## DESCRIPTION OF THE TASK:
Restate, exactly and without pictures, the lines from the start of the listing below through the line holding "4.09, 4.09, 4.05];".
Start of DATASET RECORDS
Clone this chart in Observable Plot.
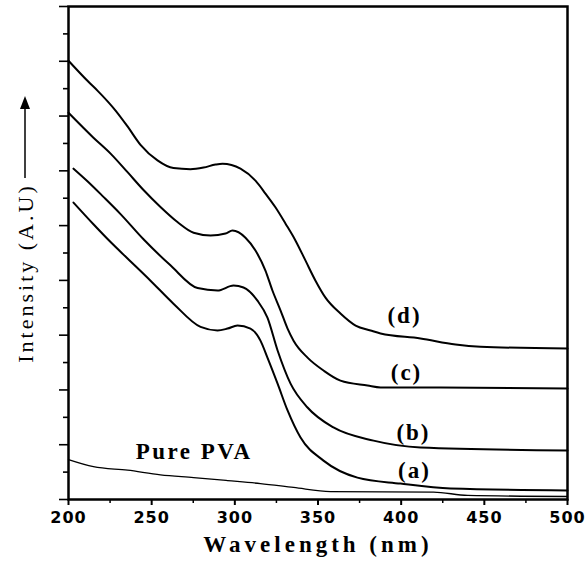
<!DOCTYPE html>
<html>
<head>
<meta charset="utf-8">
<script src="https://cdn.jsdelivr.net/npm/d3@7"></script>
<script src="https://cdn.jsdelivr.net/npm/@observablehq/plot@0.6"></script>
<style>
  html, body { margin: 0; padding: 0; background: #fff; }
  svg text.serif { font-family: "Liberation Serif", "Times New Roman", Times, serif !important; }
</style>
</head>
<body>
<div id="chart"></div>
<script>
// Wavelength (nm) / intensity (A.U)
const wlD = [200, 212, 217.4, 228.3, 235.5, 243.3, 253.5, 263.1, 273.3, 281.2, 288.4, 292.6, 303.4, 312.4, 318.4, 324.5, 330.5, 336.5, 342.5, 348.5, 354.5, 363.5, 372.6, 381.6, 387.6, 411.6, 432.7, 447.7, 500];
const inD = [16.02, 15.25, 14.93, 14.20, 13.62, 12.95, 12.38, 12.10, 12.06, 12.12, 12.23, 12.26, 12.08, 11.64, 11.17, 10.66, 10.07, 9.45, 8.72, 7.99, 7.37, 6.79, 6.35, 6.17, 6.06, 5.88, 5.66, 5.58, 5.51];

const wlC = [200, 215, 225.3, 235.5, 245.1, 255.3, 265.5, 275.2, 285.4, 294.4, 298.6, 306.4, 312.4, 318.4, 322.6, 327.5, 331.7, 335.3, 343.7, 353.3, 363.5, 379.8, 387.6, 423.7, 500];
const inC = [14.12, 13.21, 12.63, 11.95, 11.30, 10.68, 10.13, 9.74, 9.64, 9.71, 9.82, 9.56, 9.09, 8.36, 7.63, 6.90, 6.24, 5.80, 5.18, 4.71, 4.34, 4.16, 4.09, 4.09, 4.05];

const wlB = [203, 211.4, 221, 231.3, 245.1, 261.3, 277.6, 289.6, 299.2, 305.2, 313.6, 319.6, 325.7, 333.5, 343.7, 359.3, 383.4, 411.6, 500];
const inB = [12.08, 11.62, 11.05, 10.42, 9.50, 8.55, 7.72, 7.63, 7.81, 7.74, 7.26, 6.64, 5.44, 4.23, 3.36, 2.63, 2.15, 1.90, 1.79];

const wlA = [203, 215, 225.3, 235.5, 249.3, 263.1, 279.4, 289.6, 295.6, 301.6, 309.4, 315.4, 319.6, 325.7, 331.7, 339.5, 353.3, 373.7, 399.6, 429.7, 500];
const inA = [10.84, 10.05, 9.40, 8.80, 7.99, 7.15, 6.30, 6.17, 6.24, 6.35, 6.24, 5.80, 5.18, 4.23, 3.25, 2.26, 1.42, 0.80, 0.58, 0.40, 0.33];

const wlPVA = [200, 215, 235.5, 255.3, 275.2, 295.6, 315.4, 335.3, 357.5, 419.5, 439.9, 500];
const inPVA = [1.46, 1.20, 1.07, 0.90, 0.80, 0.69, 0.58, 0.44, 0.29, 0.27, 0.15, 0.11];

// curve labels
const labelText = ["(d)", "(c)", "(b)", "(a)", "Pure PVA"];
const labelWl   = [402.0, 403.2, 407.4, 408.0, 275.5];
const labelIn   = [6.72, 4.64, 2.45, 1.06, 1.75];

// axis ticks
const xMajor = [200, 250, 300, 350, 400, 450, 500];
const xMinor = [225, 275, 325, 375, 425, 475];
const yMajor = [0, 2, 4, 6, 8, 10, 12, 14, 16, 18];
const yMinor = [1, 3, 5, 7, 9, 11, 13, 15, 17];

const xTitle = "Wavelength (nm)";
const yTitle = "Intensity (A.U)";

const toRows = (wl, vals) => wl.map((w, i) => ({wl: w, v: vals[i]}));
const series = [
  {rows: toRows(wlD, inD), w: 2},
  {rows: toRows(wlC, inC), w: 2},
  {rows: toRows(wlB, inB), w: 2},
  {rows: toRows(wlA, inA), w: 2},
  {rows: toRows(wlPVA, inPVA), w: 1.3}
];
const labels = labelText.map((t, i) => ({t, wl: labelWl[i], v: labelIn[i]}));

const serif = "Liberation Serif";

const chart = Plot.plot({
  width: 585,
  height: 567,
  marginLeft: 68,
  marginRight: 18,
  marginTop: 6,
  marginBottom: 68,
  style: {background: "white", color: "black", overflow: "visible"},
  x: {domain: [200, 500]},
  y: {domain: [0, 18]},
  marks: [
    Plot.axisX({ticks: xMajor, tickSize: 6, tickPadding: 6, fontSize: 16, fontWeight: "bold",
      fontFamily: "DejaVu Sans", label: null, strokeWidth: 2, tickFormat: d => String(d)}),
    Plot.axisX({ticks: xMinor, tickSize: 4, text: null, label: null, strokeWidth: 1.5}),
    Plot.axisY({ticks: yMajor, tickSize: 9, text: null, label: null, strokeWidth: 1.6}),
    Plot.axisY({ticks: yMinor, tickSize: 5, text: null, label: null, strokeWidth: 1.6}),
    Plot.frame({stroke: "black", strokeWidth: 2.5}),
    ...series.map(s => Plot.line(s.rows, {x: "wl", y: "v", curve: "monotone-x", stroke: "black", strokeWidth: s.w})),
    Plot.text(labels, {x: "wl", y: "v", text: "t", fontFamily: serif, fontWeight: "bold", fontSize: 23, fill: "black"}),
    Plot.text([xTitle], {frameAnchor: "bottom", textAnchor: "middle", dy: 52, fontFamily: serif, fontWeight: "bold", fontSize: 23, fill: "black"}),
    Plot.text([yTitle], {frameAnchor: "left", textAnchor: "middle", dx: -43, dy: 20, rotate: -90, fontFamily: serif, fontSize: 22, fill: "black"})
  ]
});

document.getElementById("chart").appendChild(chart);

// typographic tweaks: serif face and letter spacing like the scanned original
const svg = d3.select(chart);
svg.selectAll("text").each(function() {
  const t = this.textContent;
  const el = d3.select(this);
  if (labelText.includes(t)) {
    el.classed("serif", true).style("letter-spacing", t === "Pure PVA" ? "2.5px" : "2px");
  } else if (t === xTitle) {
    el.classed("serif", true).style("letter-spacing", "4px");
  } else if (t === yTitle) {
    el.classed("serif", true).style("letter-spacing", "3px");
  } else if (/^\d+$/.test(t)) {
    el.style("letter-spacing", "1px");
  }
});

// arrow next to the y-axis title (pointing up)
const ax = 68 - 43;
const g = svg.append("g").attr("aria-label", "y-title arrow");
g.append("line").attr("x1", ax).attr("x2", ax).attr("y1", 178).attr("y2", 106)
  .attr("stroke", "black").attr("stroke-width", 1.5);
g.append("path").attr("d", `M${ax},96 L${ax - 5},109 L${ax + 5},109 Z`).attr("fill", "black");
</script>
</body>
</html>
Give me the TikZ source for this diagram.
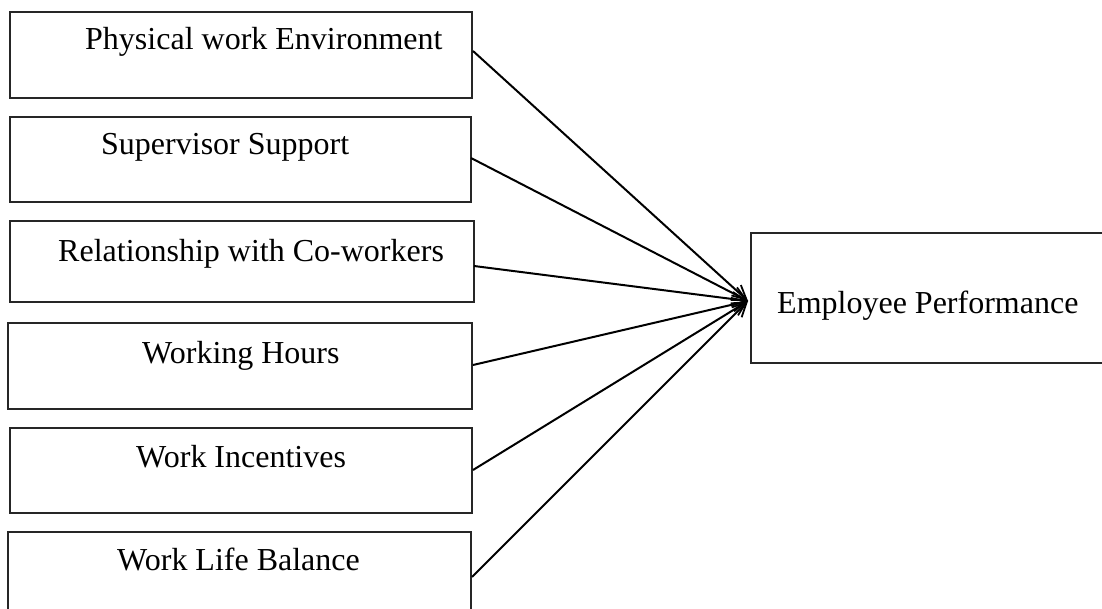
\documentclass[tikz,border=0pt]{standalone}
\usepackage{fontspec}
\setmainfont{Liberation Serif}
\usetikzlibrary{arrows.meta}
\begin{document}
\begin{tikzpicture}[x=1pt,y=-1pt,
  box/.style={draw=black!85, line width=1.6pt, inner sep=0pt, anchor=north west, minimum width=462pt},
  lbl/.style={inner sep=0pt, anchor=base west, font=\fontsize{32}{38}\selectfont},
  arr/.style={line width=2pt, -{Straight Barb[length=14pt,width=14pt,line width=1.8pt]}}]
\useasboundingbox (0,0) rectangle (1102,609);
\clip (0,0) rectangle (1102,609);
\node[box, minimum height=86pt] (b1) at (9,11) {};
\node[box, minimum height=85pt, minimum width=461pt] (b2) at (9,116) {};
\node[box, minimum height=81pt, minimum width=464pt] (b3) at (9,220) {};
\node[box, minimum height=86pt, minimum width=464pt] (b4) at (7,322) {};
\node[box, minimum height=85pt] (b5) at (9,427) {};
\node[box, minimum height=86pt, minimum width=463pt] (b6) at (7,531) {};
\node[box, minimum height=130pt, minimum width=365pt] (ep) at (750,232) {};
\node[lbl] (t1) at (85,50) {Physical work Environment};
\node[lbl] (t2) at (101,155) {Supervisor Support};
\node[lbl] (t3) at (58,262) {Relationship with Co-workers};
\node[lbl] (t4) at (142,363) {Working Hours};
\node[lbl] (t5) at (136,467) {Work Incentives};
\node[lbl] (t6) at (117,570) {Work Life Balance};
\node[lbl] (te) at (777,313) {Employee Performance};
\coordinate (tip) at (748,301);
\coordinate (s1) at (473,51);
\coordinate (s2) at (471,158);
\coordinate (s3) at (474,266);
\coordinate (s4) at (473,365);
\coordinate (s5) at (473,470);
\coordinate (s6) at (472,577);
\foreach \s in {s1,s2,s3,s4,s5,s6} \draw[arr] (\s) -- (tip);
\end{tikzpicture}
\end{document}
End of DATASET RECORDS
## FINISHED TASK:
Clone this chart in Observable Plot.
<!DOCTYPE html>
<html>
<head>
<meta charset="utf-8">
<script src="https://cdn.jsdelivr.net/npm/d3@7"></script>
<script src="https://cdn.jsdelivr.net/npm/@observablehq/plot@0.6"></script>
<style>
  html, body { margin: 0; padding: 0; background: #fff; }
  svg text.serif { font-family: "Liberation Serif", "Times New Roman", Times, serif !important; }
</style>
</head>
<body>
<div id="chart"></div>
<script>
// Wavelength (nm) / intensity (A.U)
const wlD = [200, 212, 217.4, 228.3, 235.5, 243.3, 253.5, 263.1, 273.3, 281.2, 288.4, 292.6, 303.4, 312.4, 318.4, 324.5, 330.5, 336.5, 342.5, 348.5, 354.5, 363.5, 372.6, 381.6, 387.6, 411.6, 432.7, 447.7, 500];
const inD = [16.02, 15.25, 14.93, 14.20, 13.62, 12.95, 12.38, 12.10, 12.06, 12.12, 12.23, 12.26, 12.08, 11.64, 11.17, 10.66, 10.07, 9.45, 8.72, 7.99, 7.37, 6.79, 6.35, 6.17, 6.06, 5.88, 5.66, 5.58, 5.51];

const wlC = [200, 215, 225.3, 235.5, 245.1, 255.3, 265.5, 275.2, 285.4, 294.4, 298.6, 306.4, 312.4, 318.4, 322.6, 327.5, 331.7, 335.3, 343.7, 353.3, 363.5, 379.8, 387.6, 423.7, 500];
const inC = [14.12, 13.21, 12.63, 11.95, 11.30, 10.68, 10.13, 9.74, 9.64, 9.71, 9.82, 9.56, 9.09, 8.36, 7.63, 6.90, 6.24, 5.80, 5.18, 4.71, 4.34, 4.16, 4.09, 4.09, 4.05];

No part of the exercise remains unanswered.